Required work:
Start at the line containing "Output the Python", stop at the line containing "edgecolor='#A6A6A6', linewidth=1.0))", and set down every line in that stretch exactly as written, and nothing else.

Exercise data:
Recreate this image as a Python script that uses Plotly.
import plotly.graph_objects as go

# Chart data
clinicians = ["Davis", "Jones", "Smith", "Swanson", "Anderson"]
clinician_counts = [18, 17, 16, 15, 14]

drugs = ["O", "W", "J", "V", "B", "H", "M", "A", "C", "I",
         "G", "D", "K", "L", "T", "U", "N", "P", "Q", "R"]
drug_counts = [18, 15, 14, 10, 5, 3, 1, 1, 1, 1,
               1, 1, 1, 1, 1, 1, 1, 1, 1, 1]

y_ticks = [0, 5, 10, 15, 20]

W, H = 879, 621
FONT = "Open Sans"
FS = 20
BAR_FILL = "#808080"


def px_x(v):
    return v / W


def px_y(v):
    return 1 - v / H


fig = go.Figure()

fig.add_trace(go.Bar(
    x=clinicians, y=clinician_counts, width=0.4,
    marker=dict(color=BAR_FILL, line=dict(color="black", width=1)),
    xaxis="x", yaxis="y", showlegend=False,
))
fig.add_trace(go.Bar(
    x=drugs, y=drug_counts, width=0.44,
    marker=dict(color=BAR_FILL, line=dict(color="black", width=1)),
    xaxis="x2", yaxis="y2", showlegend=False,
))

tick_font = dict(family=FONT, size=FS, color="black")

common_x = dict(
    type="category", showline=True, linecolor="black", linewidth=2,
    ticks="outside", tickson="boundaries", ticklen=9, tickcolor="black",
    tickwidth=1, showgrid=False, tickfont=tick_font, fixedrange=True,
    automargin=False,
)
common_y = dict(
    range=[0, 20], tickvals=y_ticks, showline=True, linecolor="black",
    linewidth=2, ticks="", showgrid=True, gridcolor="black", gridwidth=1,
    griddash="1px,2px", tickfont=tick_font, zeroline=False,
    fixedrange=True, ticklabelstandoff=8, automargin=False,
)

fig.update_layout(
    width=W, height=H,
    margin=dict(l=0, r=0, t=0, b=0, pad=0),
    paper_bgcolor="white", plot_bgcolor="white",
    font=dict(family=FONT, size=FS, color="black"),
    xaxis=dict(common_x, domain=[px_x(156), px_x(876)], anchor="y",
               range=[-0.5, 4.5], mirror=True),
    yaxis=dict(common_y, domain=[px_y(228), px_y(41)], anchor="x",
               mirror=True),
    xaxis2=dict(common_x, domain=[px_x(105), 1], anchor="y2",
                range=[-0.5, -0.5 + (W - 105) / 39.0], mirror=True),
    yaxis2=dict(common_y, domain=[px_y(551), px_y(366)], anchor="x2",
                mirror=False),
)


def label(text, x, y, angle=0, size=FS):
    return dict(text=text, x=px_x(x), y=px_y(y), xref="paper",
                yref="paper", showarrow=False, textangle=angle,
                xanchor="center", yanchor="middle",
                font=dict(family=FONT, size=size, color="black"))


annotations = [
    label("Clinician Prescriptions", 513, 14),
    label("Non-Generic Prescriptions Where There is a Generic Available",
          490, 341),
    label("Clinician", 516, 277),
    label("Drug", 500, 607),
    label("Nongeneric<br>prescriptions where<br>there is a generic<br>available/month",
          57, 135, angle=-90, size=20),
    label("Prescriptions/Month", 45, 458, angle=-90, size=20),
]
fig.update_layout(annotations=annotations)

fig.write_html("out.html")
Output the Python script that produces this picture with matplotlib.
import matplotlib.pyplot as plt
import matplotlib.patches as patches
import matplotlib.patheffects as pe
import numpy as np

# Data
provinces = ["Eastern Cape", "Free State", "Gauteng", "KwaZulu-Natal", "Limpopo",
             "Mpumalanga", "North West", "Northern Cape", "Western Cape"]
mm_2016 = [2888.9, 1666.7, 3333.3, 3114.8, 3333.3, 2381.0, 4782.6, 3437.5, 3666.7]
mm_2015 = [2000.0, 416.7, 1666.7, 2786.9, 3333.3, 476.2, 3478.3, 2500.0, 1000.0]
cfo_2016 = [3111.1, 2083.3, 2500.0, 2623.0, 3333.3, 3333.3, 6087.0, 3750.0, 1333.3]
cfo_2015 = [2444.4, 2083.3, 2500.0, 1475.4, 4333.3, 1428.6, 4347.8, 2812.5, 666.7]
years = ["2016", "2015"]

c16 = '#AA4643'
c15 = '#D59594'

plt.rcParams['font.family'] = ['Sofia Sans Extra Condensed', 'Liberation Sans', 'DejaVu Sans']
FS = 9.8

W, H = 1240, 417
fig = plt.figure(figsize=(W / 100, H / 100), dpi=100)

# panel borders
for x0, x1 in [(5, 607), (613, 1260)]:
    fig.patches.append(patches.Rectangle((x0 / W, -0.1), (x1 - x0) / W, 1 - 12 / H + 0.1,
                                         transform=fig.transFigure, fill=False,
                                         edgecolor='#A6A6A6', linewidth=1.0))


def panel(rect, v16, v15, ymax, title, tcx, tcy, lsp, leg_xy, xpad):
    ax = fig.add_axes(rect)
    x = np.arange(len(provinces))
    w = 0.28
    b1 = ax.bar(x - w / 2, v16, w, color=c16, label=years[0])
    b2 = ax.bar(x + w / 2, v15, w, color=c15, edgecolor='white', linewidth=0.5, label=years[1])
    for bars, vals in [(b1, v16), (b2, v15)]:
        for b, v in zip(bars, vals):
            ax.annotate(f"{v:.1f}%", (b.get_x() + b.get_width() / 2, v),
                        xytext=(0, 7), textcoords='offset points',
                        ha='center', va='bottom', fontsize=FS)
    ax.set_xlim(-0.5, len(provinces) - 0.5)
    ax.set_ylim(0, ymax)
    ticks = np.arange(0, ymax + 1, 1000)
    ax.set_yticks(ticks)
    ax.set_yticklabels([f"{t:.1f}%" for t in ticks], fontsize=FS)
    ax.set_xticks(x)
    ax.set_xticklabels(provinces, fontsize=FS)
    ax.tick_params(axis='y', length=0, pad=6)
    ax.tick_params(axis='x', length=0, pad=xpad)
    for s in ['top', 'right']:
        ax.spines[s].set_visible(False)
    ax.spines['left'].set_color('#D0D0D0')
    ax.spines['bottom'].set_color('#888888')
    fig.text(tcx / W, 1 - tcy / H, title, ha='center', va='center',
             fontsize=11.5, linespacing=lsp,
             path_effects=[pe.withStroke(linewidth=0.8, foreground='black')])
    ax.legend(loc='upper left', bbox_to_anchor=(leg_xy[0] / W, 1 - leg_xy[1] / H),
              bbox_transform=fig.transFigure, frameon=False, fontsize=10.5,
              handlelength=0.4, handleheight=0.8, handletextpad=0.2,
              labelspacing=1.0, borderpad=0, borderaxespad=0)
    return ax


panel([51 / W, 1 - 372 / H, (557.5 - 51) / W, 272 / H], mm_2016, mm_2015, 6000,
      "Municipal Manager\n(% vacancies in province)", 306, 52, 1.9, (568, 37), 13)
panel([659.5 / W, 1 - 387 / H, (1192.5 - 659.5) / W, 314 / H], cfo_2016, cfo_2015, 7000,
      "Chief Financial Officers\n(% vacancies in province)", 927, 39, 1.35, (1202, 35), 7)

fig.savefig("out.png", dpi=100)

The output:
Output the Python script that produces this picture with matplotlib.
import matplotlib.pyplot as plt
import matplotlib.patches as patches
import matplotlib.patheffects as pe
import numpy as np

# Data
provinces = ["Eastern Cape", "Free State", "Gauteng", "KwaZulu-Natal", "Limpopo",
             "Mpumalanga", "North West", "Northern Cape", "Western Cape"]
mm_2016 = [2888.9, 1666.7, 3333.3, 3114.8, 3333.3, 2381.0, 4782.6, 3437.5, 3666.7]
mm_2015 = [2000.0, 416.7, 1666.7, 2786.9, 3333.3, 476.2, 3478.3, 2500.0, 1000.0]
cfo_2016 = [3111.1, 2083.3, 2500.0, 2623.0, 3333.3, 3333.3, 6087.0, 3750.0, 1333.3]
cfo_2015 = [2444.4, 2083.3, 2500.0, 1475.4, 4333.3, 1428.6, 4347.8, 2812.5, 666.7]
years = ["2016", "2015"]

c16 = '#AA4643'
c15 = '#D59594'

plt.rcParams['font.family'] = ['Sofia Sans Extra Condensed', 'Liberation Sans', 'DejaVu Sans']
FS = 9.8

W, H = 1240, 417
fig = plt.figure(figsize=(W / 100, H / 100), dpi=100)

# panel borders
for x0, x1 in [(5, 607), (613, 1260)]:
    fig.patches.append(patches.Rectangle((x0 / W, -0.1), (x1 - x0) / W, 1 - 12 / H + 0.1,
                                         transform=fig.transFigure, fill=False,
                                         edgecolor='#A6A6A6', linewidth=1.0))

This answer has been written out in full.